ABSTRACT

We discuss the use of multiple imputation in survival data analysis. Survival data are often subject to censoring. We describe the analogy between missing data and censored data. For the latter, notions of censoring mechanisms can be similar to missingness mechanisms. One possible application of multiple imputation is to impute censored event times. We present two imputation approaches: one is based on parametric survival analysis models such as accelerated failure time (AFT) models and Weibull proportional hazards models; the other is based on semiparametric Cox proportional hazards models using the idea of dual modeling strategy and predictive mean matching.
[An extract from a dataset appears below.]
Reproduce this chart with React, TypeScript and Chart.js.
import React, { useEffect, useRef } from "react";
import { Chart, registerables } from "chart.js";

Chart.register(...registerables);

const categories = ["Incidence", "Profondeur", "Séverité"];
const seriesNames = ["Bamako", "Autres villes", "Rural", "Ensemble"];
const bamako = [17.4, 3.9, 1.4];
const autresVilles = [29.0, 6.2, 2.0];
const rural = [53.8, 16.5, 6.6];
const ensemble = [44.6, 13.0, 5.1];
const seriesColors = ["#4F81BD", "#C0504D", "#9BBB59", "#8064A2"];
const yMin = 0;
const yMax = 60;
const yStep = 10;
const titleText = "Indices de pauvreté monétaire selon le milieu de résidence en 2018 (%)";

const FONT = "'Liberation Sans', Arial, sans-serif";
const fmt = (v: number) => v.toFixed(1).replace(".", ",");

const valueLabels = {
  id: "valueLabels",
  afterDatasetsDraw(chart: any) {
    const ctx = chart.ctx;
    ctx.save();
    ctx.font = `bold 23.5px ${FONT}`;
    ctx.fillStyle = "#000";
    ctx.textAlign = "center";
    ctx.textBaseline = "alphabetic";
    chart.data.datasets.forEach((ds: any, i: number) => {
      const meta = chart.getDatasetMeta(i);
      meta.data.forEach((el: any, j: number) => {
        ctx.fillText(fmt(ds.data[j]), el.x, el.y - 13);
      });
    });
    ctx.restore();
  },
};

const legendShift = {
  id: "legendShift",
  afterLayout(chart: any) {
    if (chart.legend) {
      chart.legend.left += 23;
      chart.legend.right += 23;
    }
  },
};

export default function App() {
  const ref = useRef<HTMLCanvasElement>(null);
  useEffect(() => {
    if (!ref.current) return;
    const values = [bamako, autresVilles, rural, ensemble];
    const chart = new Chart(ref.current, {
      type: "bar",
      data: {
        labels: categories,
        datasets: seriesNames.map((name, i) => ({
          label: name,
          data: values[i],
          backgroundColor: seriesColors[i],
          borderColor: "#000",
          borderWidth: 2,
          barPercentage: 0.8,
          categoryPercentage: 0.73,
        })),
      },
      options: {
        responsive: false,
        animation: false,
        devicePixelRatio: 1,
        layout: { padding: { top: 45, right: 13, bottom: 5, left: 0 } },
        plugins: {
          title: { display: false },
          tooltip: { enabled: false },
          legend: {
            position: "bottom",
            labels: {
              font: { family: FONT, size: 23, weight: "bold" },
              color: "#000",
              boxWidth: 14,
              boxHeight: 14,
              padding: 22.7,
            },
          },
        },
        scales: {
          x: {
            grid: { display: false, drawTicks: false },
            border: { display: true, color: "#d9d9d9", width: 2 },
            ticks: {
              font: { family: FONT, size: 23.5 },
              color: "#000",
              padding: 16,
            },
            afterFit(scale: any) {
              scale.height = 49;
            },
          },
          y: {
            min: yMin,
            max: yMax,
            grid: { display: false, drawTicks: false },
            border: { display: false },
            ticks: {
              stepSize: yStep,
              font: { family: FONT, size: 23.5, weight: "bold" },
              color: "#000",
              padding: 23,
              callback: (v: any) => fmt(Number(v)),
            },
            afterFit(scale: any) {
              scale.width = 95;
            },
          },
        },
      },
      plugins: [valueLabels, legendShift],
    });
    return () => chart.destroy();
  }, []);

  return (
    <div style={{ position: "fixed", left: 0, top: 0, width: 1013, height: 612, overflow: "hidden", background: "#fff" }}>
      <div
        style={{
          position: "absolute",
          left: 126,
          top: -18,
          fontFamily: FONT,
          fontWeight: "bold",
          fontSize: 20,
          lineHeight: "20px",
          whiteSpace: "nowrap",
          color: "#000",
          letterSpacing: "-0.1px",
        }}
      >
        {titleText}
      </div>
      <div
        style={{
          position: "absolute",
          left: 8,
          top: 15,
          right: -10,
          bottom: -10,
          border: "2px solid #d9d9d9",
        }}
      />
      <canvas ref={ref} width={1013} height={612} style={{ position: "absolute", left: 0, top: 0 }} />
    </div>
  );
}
Imputing censored event times can correct biases in marginal survival function estimates if the censoring mechanism is dependent on fully observed covariates. Another application of multiple imputation is to impute missing covariates in survival regression analyses. Such imputation is usually difficult because of the nonlinear structure of survival models. Both the joint modeling and fully conditional specification approaches can be used. For the former, the imputation can be obtained rather conveniently using WinBUGS. For the latter, the key is to appropriately include the survival outcome information in the imputation. Under the AFT model, a reasonable strategy is to set up imputation models separately by the censoring indicator and include either the event time or censoring time as a predictor. Under the Cox model, we show the performance of a method that uses the cumulative baseline hazard function estimate as an imputation predictor. We illustrate the ideas using cancer data from SEER registry and a follow-up cancer study from University of Michigan.